En el primero de los casos estaríamos midiendo la capacidad para realizar ciertos tipos de operaciones de clasificación, deducción o memoria, mientras que en el segundo caso se trataría de medir cómo se usan estas habilidades en conjunto, principalmente a través del uso de instrumentos de evaluación de la conducta adaptativa.
Esta conducta adaptativa ha ido cobrando, con el paso de los años, cada vez mayor importancia en la valoración del funcionamiento de cualquier persona.
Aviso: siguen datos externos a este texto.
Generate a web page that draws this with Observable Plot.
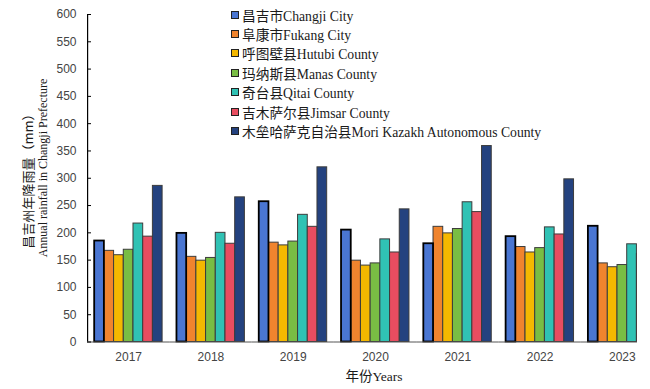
<!DOCTYPE html>
<html><head><meta charset="utf-8">
<script src="https://cdn.jsdelivr.net/npm/d3@7"></script>
<script src="https://cdn.jsdelivr.net/npm/@observablehq/plot@0.6"></script>
<style>
body{margin:0;background:#fff;}
#wrap{position:relative;width:650px;height:389px;overflow:hidden;background:#fff;}
#chart{position:absolute;left:0;top:0;}
.legend{position:absolute;left:231px;top:5px;font-family:"Liberation Serif","Noto Sans CJK SC",serif;font-size:13.7px;color:#1a1a1a;}
.legend .item{display:flex;align-items:center;white-space:nowrap;height:19.4px;}
.legend .sw{width:6px;height:6px;border:1.5px solid #222;margin-right:3px;flex:none;}
.rot{position:absolute;white-space:nowrap;transform:translate(-50%,-50%) rotate(-90deg);color:#1a1a1a;}
.xlab{position:absolute;white-space:nowrap;transform:translate(-50%,-50%);font-family:"Liberation Serif","Noto Sans CJK SC",serif;font-size:13.5px;color:#1a1a1a;}
</style></head>
<body>
<div id="wrap">
  <div id="chart"></div>
  <div class="legend" id="legend"></div>
  <div class="rot" style="left:27px;top:178px;font-family:'Noto Sans CJK SC',sans-serif;font-size:13px;">昌吉州年降雨量（mm）</div>
  <div class="rot" style="left:43px;top:168px;font-family:'Liberation Serif',serif;font-size:12px;">Annual rainfall in Changji Prefecture</div>
  <div class="xlab" style="left:374px;top:375px;">年份Years</div>
</div>
<script>
const years = [2017, 2018, 2019, 2020, 2021, 2022, 2023];
const counties = ["昌吉市Changji City", "阜康市Fukang City", "呼图壁县Hutubi County", "玛纳斯县Manas County", "奇台县Qitai County", "吉木萨尔县Jimsar County", "木垒哈萨克自治县Mori Kazakh Autonomous County"];
const colors = ["#4a76d2", "#f0842e", "#f4b800", "#79bd44", "#30c2b4", "#e84d60", "#24427f"];
const changji = [185, 199, 257, 205, 180, 193, 212];
const fukang  = [167, 156, 182, 149, 211, 174, 144];
const hutubi  = [159, 149, 177, 140, 199, 164, 137];
const manas   = [169, 154, 184, 144, 207, 172, 141];
const qitai   = [217, 200, 233, 188, 256, 210, 179];
const jimsar  = [193, 180, 211, 164, 238, 197, 161];
const mori    = [286, 265, 320, 243, 359, 298, null];
const yTicks = [0, 50, 100, 150, 200, 250, 300, 350, 400, 450, 500, 550, 600];

const series = [changji, fukang, hutubi, manas, qitai, jimsar, mori];
const rows = years.flatMap((yr, i) => counties.map((c, j) => ({year: yr, county: c, value: series[j][i]})))
  .filter(d => d.value != null);

const fxRange = [87, 663];
const tickLen = 4;
const bandW = (fxRange[1] - fxRange[0]) / years.length;

const chart = Plot.plot({
  width: 637, height: 389,
  marginTop: 14, marginBottom: 47.5, marginLeft: 87, marginRight: 0,
  style: {fontFamily: "'Liberation Sans', Arial, sans-serif", fontSize: "12px", color: "#444", background: "transparent"},
  fx: {domain: years, range: fxRange, padding: 0, round: false, label: null},
  x: {domain: counties, paddingInner: 0, paddingOuter: 0.74, round: false, axis: null},
  y: {domain: [0, 600], label: null},
  color: {domain: counties, range: colors},
  marks: [
    Plot.barY(rows.filter(d => d.county !== counties[0]), {fx: "year", x: "county", y: "value", fill: "county", stroke: "#3c3c3c", strokeWidth: 1}),
    Plot.barY(rows.filter(d => d.county === counties[0]), {fx: "year", x: "county", y: "value", fill: "county", stroke: "#000", strokeWidth: 1.8}),
    Plot.ruleY([0], {stroke: "#555"}),
    Plot.rect([0], {fx: () => years[0], y1: () => yTicks[0], y2: () => yTicks[yTicks.length - 1], insetRight: bandW - 1.2, fill: "#000"}),
    Plot.tickY(yTicks, {y: d => d, fx: () => years[0], insetRight: bandW - tickLen, stroke: "#000"}),
    Plot.axisY(yTicks, {tickSize: 0, tickPadding: 11, label: null}),
    Plot.axisFx({anchor: "bottom", tickSize: 0, tickPadding: 10, label: null, tickFormat: d => String(d)})
  ]
});
document.getElementById("chart").appendChild(chart);

const lg = document.getElementById("legend");
counties.forEach((c, i) => {
  const it = document.createElement("div");
  it.className = "item";
  it.innerHTML = `<span class="sw" style="background:${colors[i]}"></span><span>${c}</span>`;
  lg.appendChild(it);
});
</script>
</body></html>
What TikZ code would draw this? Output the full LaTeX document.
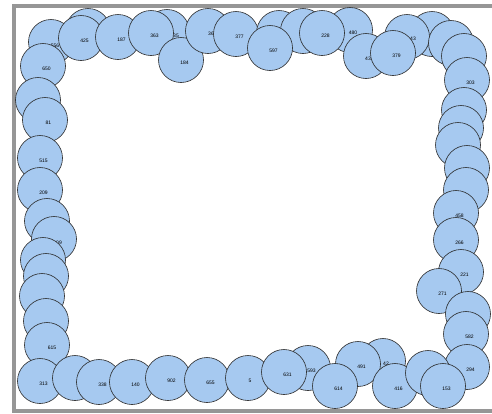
\documentclass[tikz,border=0pt]{standalone}
\usepackage{fontspec}
\setmainfont{Liberation Sans}
\definecolor{bubfill}{RGB}{166,201,240}
\definecolor{bubline}{RGB}{40,40,40}
\definecolor{framegray}{RGB}{150,150,150}
\tikzset{
  bub/.style={circle, draw=bubline, fill=bubfill, line width=0.6pt, minimum size=45pt, inner sep=0pt},
  lbl/.style={font=\fontsize{5}{6}\selectfont, inner sep=0pt, text=black}
}
\newcommand\bubl[4][{3.5,3}]{%
  \node[bub] (c#2) at (#3) {};
  \node[lbl] (t#2) at ([shift={(#1)}]c#2.center) {#4};}
\newcommand\bubu[2]{\node[bub] (u#1) at (#2) {};}
\begin{document}
\begin{tikzpicture}[x=1pt,y=-1pt]
\useasboundingbox (0,0) rectangle (492,413);
\clip (0,0) rectangle (492,413);
\draw[framegray, line width=3.8pt] (14,5.7) rectangle (497,411);
% top row
\bubu{a}{88,31}
\bubl[{4,4}]{556}{51,42}{556}
\bubl{650}{43,66}{650}
\bubl{425}{81,38}{425}
\bubl{187}{118,37}{187}
\bubl[{9,4}]{35}{167,32}{35}
\bubl{363}{151,33}{363}
\bubl{184}{181,60}{184}
\bubl[{3,3}]{36}{208,31}{36}
\bubl{377}{236,34}{377}
\bubu{b}{279,33}
\bubu{c}{303,31}
\bubl{597}{270,48}{597}
\bubl[{3,3}]{480}{350,30}{480}
\bubl{228}{322,33}{228}
\bubu{d}{432,34}
\bubl[{6,2}]{43b}{407,37}{43}
\bubl[{2,3}]{43a}{366,56}{43}
\bubl{379}{393,53}{379}
% right column
\bubu{e}{451,43}
\bubu{f}{464,56}
\bubl{303}{467,80}{303}
\bubu{g}{464,110}
\bubu{h}{461,128}
\bubu{i}{458,145}
\bubu{j}{467,168}
\bubu{k}{466,190}
\bubl{458}{456,213}{458}
\bubl{266}{456,240}{266}
\bubl{221}{461,272}{221}
\bubl{271}{439,291}{271}
\bubu{l}{468,314}
\bubl{582}{466,334}{582}
\bubl{294}{467,367}{294}
% left column
\bubu{m}{38,100}
\bubl{81}{45,120}{81}
\bubl{515}{40,158}{515}
\bubl{209}{40,190}{209}
\bubu{n}{47,221}
\bubl[{5,4}]{309}{54,239}{09}
\bubu{o}{43,260}
\bubu{p}{46,276}
\bubu{q}{42,296}
\bubu{r}{46,321}
\bubl[{5,3}]{615}{47,345}{615}
\bubl{313}{40,381}{313}
% bottom row
\bubu{s}{75,378}
\bubl{338}{99,382}{338}
\bubl{140}{132,382}{140}
\bubl{902}{168,378}{902}
\bubl{655}{207,380}{655}
\bubl[{2,3}]{5}{248,378}{5}
\bubl{593}{308,368}{593}
\bubl{631}{284,372}{631}
\bubl[{3,3}]{42}{383,361}{42}
\bubl{491}{358,364}{491}
\bubl{614}{335,386}{614}
\bubl{416}{395,386}{416}
\bubu{t}{428,373}
\bubl{153}{443,386}{153}
\end{tikzpicture}
\end{document}
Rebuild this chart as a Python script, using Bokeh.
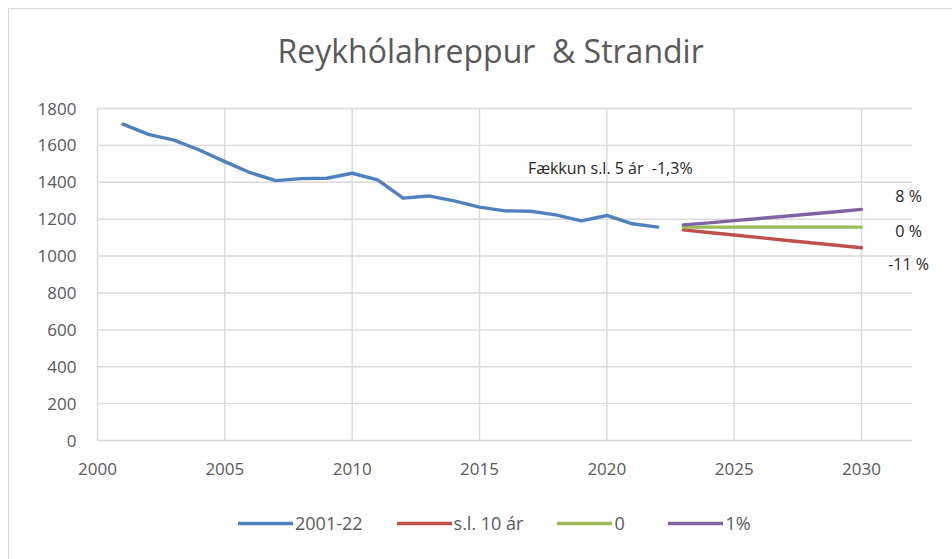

En las consultas de psicología nos hemos encontrado con frecuencia personas que, a pesar de conseguir buenas puntuaciones en las pruebas estandarizadas de inteligencia, no pueden realizar ciertos tipos de trabajos por requerir cierta regulación emocional, organización y planificación de las conductas, eligir adecuadamente el orden de los factores que requiere la operación o mantener la constancia y persistencia necesarias para llegar al producto final deseado.
Es por ello que una valoración adecuada del funcionamiento de cualquier alumno debería incluir por un lado las pruebas tradicionales de inteligencia que puedan descartar la presencia de problemas de razonamiento, memoria, atención, toma de decisiones, aprendizaje académico o aprendizaje a través de la experiencia. Y, por otro lado, la valoración de posibles déficits en el funcionamiento adaptativo que interfieran en un adecuado funcionamiento y responsabilidad social, impidiendo así el desarrollo de una vida satisfactoria y con un nivel de autonomía propio de cada edad determinada (APA, 2013).
Así que no parece que nos alejemos mucho de la teoría al valorar la competencia social y las competencias en habilidades de la vida diaria como componentes de un buen nivel de adaptación y partes fundamentales del desarrollo intelectual de cualquier alumno.